Use tasks that match real engineering work:

• explain a config bug
• update an existing function without changing unrelated logic
• generate tests around existing interfaces
• summarize an unfamiliar service
• migrate old config or API usage to new patterns
• produce diffs that are narrow instead of destructive

What usually matters:

• lower hallucination rate on APIs and libraries
• ability to preserve local context
• not over-editing
• clearer explanations of failure causes
• stable formatting for code blocks and patches

Some model families feel better for greenfield generation. Others are better at constrained edits. That distinction matters.

Dimension 4: latency and responsiveness

A lot of model comparison articles ignore latency unless they are chasing benchmark glory.

Operators do not have that luxury.

For local deployment especially, you need to care about:

• time to first token
• tokens per second
• cold start behavior
• memory pressure under repeated runs
• concurrent request behavior

A model that is “better” but too slow to use interactively will often lose to a slightly weaker model with much better responsiveness.

This is why local model selection is inseparable from hardware and runtime selection.

Dimension 5: memory footprint and quantization tolerance

This is where an old family comparison becomes a deployment comparison.

Ask:

• how much memory does the usable variant require?
• how badly does quality drop under practical quantization?
• does the model stay coherent when compressed enough to fit your target machine?
• can your runtime keep it mostly on fast memory?

This is where model families differ in ways that benchmarks rarely make obvious.

If one model requires painful compression to fit your environment and another does not, the second one may be the better choice even if the first looks stronger in a paper.

In local inference, quantization tolerance is part of model quality.

Dimension 6: license and usage constraints

This part is boring until legal or procurement gets involved, then suddenly it is the whole meeting.

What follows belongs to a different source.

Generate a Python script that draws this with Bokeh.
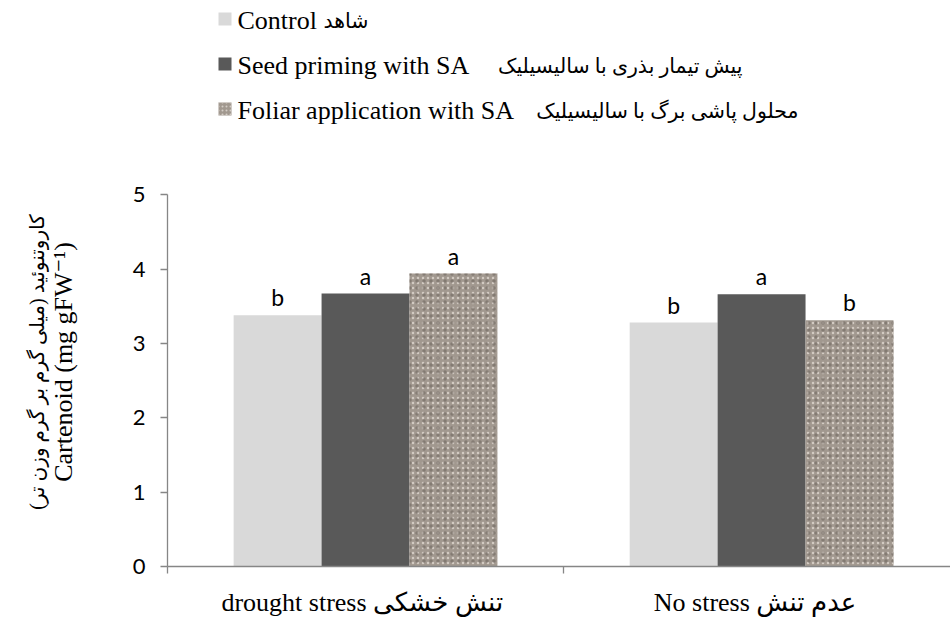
from bokeh.plotting import figure
from bokeh.models import Range1d, FixedTicker, LinearAxis
from bokeh.layouts import column
from bokeh.core.properties import value
from bokeh.embed import file_html
from bokeh.resources import INLINE

# ---------------- data ----------------
groups = ["drought stress  تنش خشکی", "No stress   عدم تنش"]
treat_en = ["Control", "Seed priming with SA", "Foliar application with SA"]
treat_fa = ["شاهد", "پیش تیمار بذری با سالیسیلیک", "محلول پاشی برگ با سالیسیلیک"]
control = [3.38, 3.28]
seed = [3.67, 3.66]
foliar = [3.94, 3.31]
letters_control = ["b", "b"]
letters_seed = ["a", "a"]
letters_foliar = ["a", "b"]
y_ticks = [0, 1, 2, 3, 4, 5]
y_label_en = "Cartenoid (mg gFW\u207b\u00b9)"
y_label_fa = "\u200fکاروتنوئید (میلی گرم بر گرم وزن تر)\u200f"

# ---------------- styles ----------------
C_CONTROL = "#d9d9d9"
C_SEED = "#595959"
C_FOLIAR = "#a1988f"
AXIS_C = "#868686"
SERIF = "Liberation Serif, DejaVu Sans"
SANS = "Lato"

W = 950
LEFT = 167
BAR_W = 0.222
offsets = [-BAR_W, 0.0, BAR_W]

# ---------------- legend figure (data units = page pixels) ----------------
LH = 130
leg = figure(width=W, height=LH, x_range=Range1d(LEFT, W), y_range=Range1d(LH, 0),
             toolbar_location=None, output_backend="svg",
             min_border_left=LEFT, min_border_right=0, min_border_top=0, min_border_bottom=0)
leg.axis.visible = False
leg.grid.visible = False
leg.outline_line_color = None

sq_y = [18.5, 63.5, 108.5]
txt_y = [20, 65, 110]
sq_x = [224.5] * 3
fa_x = [368, 742, 798]
leg.rect(x=sq_x[:1], y=sq_y[:1], width=13, height=13, fill_color=C_CONTROL, line_color=None)
leg.rect(x=sq_x[1:2], y=sq_y[1:2], width=13, height=13, fill_color=C_SEED, line_color=None)
leg.rect(x=sq_x[2:], y=sq_y[2:], width=13, height=13, fill_color=C_FOLIAR, line_color=None,
         hatch_pattern="dot", hatch_color="#d4cdc6", hatch_scale=4, hatch_weight=1.5)
leg.text(x=[237] * 3, y=txt_y, text=treat_en, text_font=value(SERIF), text_font_size="26px",
         text_baseline="middle", text_align="left", text_color="black")
leg.text(x=fa_x, y=txt_y, text=treat_fa, text_font=value(SERIF), text_font_size="20.5px",
         text_baseline="middle", text_align="right", text_color="black")

# ---------------- main figure ----------------
p = figure(width=W, height=489, x_range=Range1d(0, 1.977), y_range=Range1d(0, 5.5),
           toolbar_location=None, output_backend="svg",
           min_border_left=LEFT, min_border_right=0, min_border_top=27, min_border_bottom=52,
           y_axis_location=None, x_axis_location=None)
p.grid.visible = False
p.outline_line_color = None

xc = [i + 0.5 + offsets[0] for i in range(len(groups))]
xs = [i + 0.5 + offsets[1] for i in range(len(groups))]
xf = [i + 0.5 + offsets[2] for i in range(len(groups))]

p.vbar(x=xc, top=control, width=BAR_W, fill_color=C_CONTROL, line_color=None)
p.vbar(x=xs, top=seed, width=BAR_W, fill_color=C_SEED, line_color=None)
p.vbar(x=xf, top=foliar, width=BAR_W, fill_color=C_FOLIAR, line_color=None,
       hatch_pattern="dot", hatch_color="#d2cac2", hatch_scale=5, hatch_weight=2)
p.vbar(x=xf, top=foliar, width=BAR_W, fill_alpha=0, line_color=None,
       hatch_pattern="dot", hatch_color="#6f675f", hatch_scale=7, hatch_weight=1.2, hatch_alpha=0.6)

for xx, vv, ll in ((xc, control, letters_control), (xs, seed, letters_seed), (xf, foliar, letters_foliar)):
    p.text(x=xx, y=vv, text=ll, text_font=value(SANS), text_font_size="23px",
           text_align="center", text_baseline="alphabetic", y_offset=-18, text_color="black")

# y axis (main)
yax = LinearAxis(ticker=FixedTicker(ticks=y_ticks, minor_ticks=[]), bounds=(0, 5))
yax.axis_line_color = AXIS_C
yax.axis_line_width = 1.3
yax.major_tick_line_color = AXIS_C
yax.major_tick_line_width = 1.3
yax.major_tick_out = 7
yax.major_tick_in = 0
yax.minor_tick_line_color = None
yax.major_label_text_font = SANS
yax.major_label_text_font_size = "22px"
yax.major_label_text_color = "black"
yax.major_label_standoff = 15
yax.axis_label = y_label_en
yax.axis_label_text_font = SERIF
yax.axis_label_text_font_size = "26px"
yax.axis_label_text_font_style = "normal"
yax.axis_label_text_color = "black"
yax.axis_label_standoff = 52
p.add_layout(yax, "left")

# y axis (Persian title line)
yax2 = LinearAxis(ticker=FixedTicker(ticks=[], minor_ticks=[]))
yax2.axis_line_color = None
yax2.major_tick_line_color = None
yax2.minor_tick_line_color = None
yax2.major_label_text_font_size = "0px"
yax2.major_label_standoff = 0
yax2.axis_label = y_label_fa
yax2.axis_label_text_font = SERIF
yax2.axis_label_text_font_size = "20px"
yax2.axis_label_text_font_style = "normal"
yax2.axis_label_text_color = "black"
yax2.axis_label_standoff = -2
p.add_layout(yax2, "left")

# x axis
xax = LinearAxis(ticker=FixedTicker(ticks=[i + 0.5 for i in range(len(groups))],
                                    minor_ticks=list(range(len(groups) + 1))))
xax.major_label_overrides = {i + 0.5: g for i, g in enumerate(groups)}
xax.axis_line_color = AXIS_C
xax.axis_line_width = 1.3
xax.major_tick_line_color = None
xax.minor_tick_line_color = AXIS_C
xax.minor_tick_line_width = 1.3
xax.minor_tick_out = 7
xax.minor_tick_in = 0
xax.major_label_text_font = SERIF
xax.major_label_text_font_size = "26px"
xax.major_label_text_color = "black"
xax.major_label_standoff = 14
p.add_layout(xax, "below")

layout = column(leg, p, spacing=0)
open("out.html", "w").write(file_html(layout, INLINE))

When comparing open models, check:

• commercial use permissions
• redistribution rules
• attribution requirements
• usage restrictions
• whether fine-tuned or converted variants change your obligations

Do not outsource this judgment to social media summaries. Read the actual license terms and have counsel review them if the deployment matters.

A model you legally cannot use the way you plan to use it is not a candidate.

Dimension 7: safety behavior and refusal style

This gets oversimplified into culture-war nonsense way too often.

What matters operationally is not whether a model is “too safe” or “too uncensored.” What matters is whether its behavior is predictable enough for your task.

Check for:

• refusal consistency
• whether it blocks harmless technical tasks
• whether it complies too easily with obviously unsafe requests
• whether it becomes evasive instead of useful
• whether it can still follow enterprise guardrails in tool-assisted flows

If you are building internal enterprise tools, wild inconsistency here becomes an operational burden fast.

Dimension 8: local deployment fit

Some models look fine in theory but are awkward in real local stacks.

Questions worth asking:

• does the model run cleanly in the runtimes you actually use?
• is startup smooth in Ollama or similar local serving tools?
• does the context size you need remain usable on your hardware?
• does it fall apart under laptop-class memory limits?
• does it behave reasonably in streaming mode?

A model can be good and still be a bad local fit. Those are not contradictions.

How I would compare Gemma and Llama 2 today

Not by declaring a universal winner. By using them as examples of how families age.

What Llama 2 now represents

Llama 2 is historically important, widely supported, and still useful as a baseline in some local setups. But it is also a good reminder that older flagship families often become reference points rather than first-choice recommendations.

Its value today is often:

• compatibility
• familiarity
• abundant community knowledge
• historical baseline behavior

What Gemma now represents

Gemma became relevant because it pushed the “small but capable” conversation forward and gave people another serious open family to evaluate, especially for lighter-weight deployments.

Its value in a modern comparison is often:

• smaller-footprint deployment discussion
• better framing around model-size efficiency
• another reminder that size alone is not the decision

Neither family should be treated as the final answer in 2026. Both are useful anchors for understanding the evaluation process.

A better comparison workflow

If you are choosing open models for real work, do this instead of copying a leaderboard.

1. Build a task set

Use 30–100 prompts from your actual workflow:

• code review questions
• API design prompts
• internal documentation summaries
• multilingual replies
• extraction tasks with expected schema

2. Freeze the environment

Keep constant:

• runtime
• hardware
• quantization class
• temperature
• context settings

Otherwise you are not comparing models. You are comparing stack combinations.

3. Score failure modes explicitly

Track things like:

• invalid JSON
• made-up APIs
• wrong language tone
• ignored instruction
• hallucinated facts
• latency too high for intended use

4. Evaluate cost of operation

Not only accuracy:

• memory footprint
• load time
• concurrency behavior
• logging and observability needs
• model storage footprint
• upgrade friction

5. Re-test periodically

Model comparisons expire. Your evaluation set should not.

Common traps in open-model comparisons

Treating benchmark wins as deployment wins

A benchmark edge can disappear once the model is quantized to fit real hardware.

Comparing different sizes as if size did not matter

That is not a family comparison. That is just a bigger-model comparison.

Ignoring language-specific quality

If your users are not English-only, this can invalidate the entire conclusion.

Testing only toy prompts

Useful for demos, almost useless for adoption decisions.

Forgetting refusal and formatting behavior

These are what downstream systems and users actually collide with.

So who is the king?

There is no stable king. There is only a model that is better for a specific workload, under a specific deployment constraint, with a specific tolerance for latency, memory usage, license terms, and safety behavior.

That answer is less dramatic than the old title, but more useful.

If this article helps you do one thing, it should be this:

stop asking which open model “won” the blog war, and start asking which one fails less painfully in your real system.

That is the comparison that survives 2026.